### Your instructions
Count lines with "matplotlib" in them. Report only the total.

### Source data
----------

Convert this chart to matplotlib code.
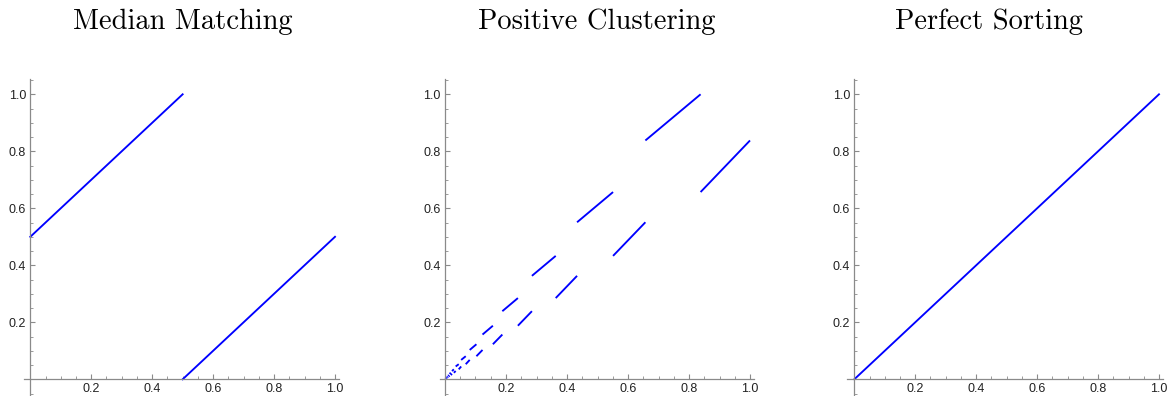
import numpy as np
import matplotlib
matplotlib.use("Agg")
import matplotlib.pyplot as plt
from matplotlib.ticker import MultipleLocator

# panel titles
titles = ["Median Matching", "Positive Clustering", "Perfect Sorting"]

# median matching: two parallel segments
mm_x1 = [0.0, 0.5]
mm_y1 = [0.5, 1.0]
mm_x2 = [0.5, 1.0]
mm_y2 = [0.0, 0.5]

# positive clustering: breakpoints (1.0 down to ~0)
pc_pts = [1.0, 0.838, 0.657, 0.551, 0.433, 0.363, 0.285, 0.239, 0.188,
          0.157, 0.123, 0.103, 0.081, 0.068, 0.053, 0.045, 0.035, 0.029,
          0.023, 0.019, 0.015, 0.0126, 0.0099, 0.0083, 0.0065, 0.0055,
          0.0043, 0.0036, 0.0028, 0.0024, 0.0]

# perfect sorting: diagonal
ps_x = [0.0, 1.0]
ps_y = [0.0, 1.0]

tick_labels = ["0.2", "0.4", "0.6", "0.8", "1.0"]
tick_vals = [0.2, 0.4, 0.6, 0.8, 1.0]

W, H = 1170, 396
fig = plt.figure(figsize=(W / 100, H / 100), dpi=100)

# (x pixel of data 0, x pixel of data 1, xlim left)
panels = [(30.3, 335.0, -0.02), (445.0, 750.0, -0.017), (854.3, 1159.0, -0.024)]
title_x = [183, 597, 989]
y0_px, y1_px = 379.3, 94.3
ylim = (-0.06, 1.055)
xlim_right = 1.012

axes = []
for (x0, x1, xl), tx, t in zip(panels, title_x, titles):
    sx = x1 - x0
    sy = y0_px - y1_px
    left = x0 + xl * sx
    right = x0 + xlim_right * sx
    bottom = y0_px - ylim[0] * sy
    top = y0_px - ylim[1] * sy
    ax = fig.add_axes([left / W, 1 - bottom / H, (right - left) / W, (bottom - top) / H])
    ax.set_xlim(xl, xlim_right)
    ax.set_ylim(*ylim)
    for s in ["top", "right"]:
        ax.spines[s].set_visible(False)
    for s in ["left", "bottom"]:
        ax.spines[s].set_position(("data", 0))
        ax.spines[s].set_color("#8a8a8a")
        ax.spines[s].set_linewidth(0.9)
    ax.set_xticks(tick_vals)
    ax.set_xticklabels(tick_labels, family="Liberation Sans")
    ax.set_yticks(tick_vals)
    ax.set_yticklabels(tick_labels, family="Liberation Sans")
    ax.xaxis.set_minor_locator(MultipleLocator(0.05))
    ax.yaxis.set_minor_locator(MultipleLocator(0.05))
    ax.tick_params(which="major", direction="in", length=3.5, width=0.8,
                   color="#8a8a8a", labelsize=9, labelcolor="#222222", pad=3)
    ax.tick_params(which="minor", direction="in", length=2, width=0.6, color="#8a8a8a")
    ax.patch.set_alpha(0)
    fig.text(tx / W, 1 - 29 / H, t, ha="center", va="baseline",
             fontsize=20.5, family="cmr10")
    axes.append(ax)

blue = (0, 0, 1)
lw = 1.35

axes[0].plot(mm_x1, mm_y1, color=blue, lw=lw)
axes[0].plot(mm_x2, mm_y2, color=blue, lw=lw)

# upper and lower pieces of the step pattern
for i in range(0, len(pc_pts) - 2, 2):
    a, b, c = pc_pts[i], pc_pts[i + 1], pc_pts[i + 2]
    axes[1].plot([c, b], [b, a], color=blue, lw=lw, solid_capstyle="butt")
    axes[1].plot([b, a], [c, b], color=blue, lw=lw, solid_capstyle="butt")

axes[2].plot(ps_x, ps_y, color=blue, lw=lw)

fig.savefig("out.png", dpi=100)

----------

### Response to the task
5